El gran pecado de Potiomkin, o lo que es lo mismo, su mérito principal, radicaba en hacer una crítica personal, culta, original, a lo que dio en llamar “tradición profesoral de la Filosofía burguesa contemporánea”, una especie de nuevo canon o neoexegética capaz de acelerar la decadencia de la corriente de pensamiento que creía defender de manera burda y escolar. “¿Y qué había de malo en ello?” —podría preguntar hoy algún ingenuo. Mucho, porque quien leyese los puntos de vista de Potiomkin podría extrapolarlos a la crítica de la “tradición profesoral de la Filosofía marxista contemporánea”, tan perniciosa y destructiva como la anterior. En este caso concreto, los censores no estaban completamente errados, pero al ejercer su función con tanto celo, anteponían los intereses de la censura a los intereses del verdadero Marxismo, que es inconcebible si no es crítico, culto y original.

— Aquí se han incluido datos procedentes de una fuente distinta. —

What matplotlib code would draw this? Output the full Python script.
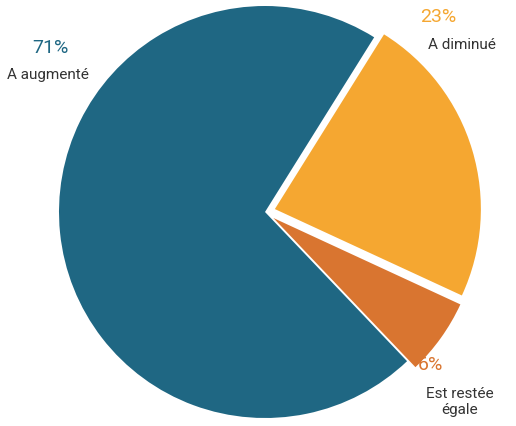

Cuando el Dr. Zardoya levanta y pone entre nosotros sus aportes a la concepción adelantada del profesor Potiomkin, ya no están, ya no ejercen su función aquellos censores, probablemente reciclados en boyantes asesores de los nuevos ricos rusos o en apóstatas bien pagados por los poderes que decían odiar y combatir sin tregua. Estoy seguro que nuestro respetado profesor de Historia de la Filosofía no ha abjurado de sus concepciones.

El mérito principal que tiene, a mi juicio, este texto que tiene el lector en sus manos, es que sortea con verdadero tino la tentación de ajustar cuentas con la “tradición profesoral de la Filosofía marxista contemporánea”, aunque no deja de someterla a una de las más documentadas y profundas críticas que puedan hacerse desde el Marxismo. El verdadero mérito del autor es que se dedica, que se emplea con pasión y lucidez, sin ambigüedades ni medias tintas, a la crítica de la “tradición profesoral de la Filosofía burguesa contemporánea” en tiempos de repliegue y servilismo, de coqueteos y extrañas convivencias. Y si a esto sumamos que se trata de una crítica de las esencias más profundas, una incursión a la dimensión filosófica del problema, entonces se comprenderá mejor por qué la recomiendo con tanto entusiasmo a los lectores.

En los tiempos que corren, obras como esta no abundan. Para empezar, pocos autores se dedican hoy a la Filosofía, tal y como aquí se expresa. Son muchas las tentaciones y las contaminaciones que impiden que obras filosóficas de verdad cuajen. El censor más eficaz que jamás se haya pensado, el mercado capitalista, impide con total intuición clasista que se reflexione a profundidad, desde las esencias de los fenómenos que caracterizan las sociedades burguesas globalizadas. Porque descubrir las esencias lleva a la explicación del mundo, y la explicación del mundo lleva, por fuerza, a los intentos por transformarlo. Esta, y no otra razón, explicaría el origen de las solemnes declaraciones del pensamiento postmoderno que ha situado fuera de su ley a los metarrelatos discursivos, a las concepciones filosóficas “clásicas”.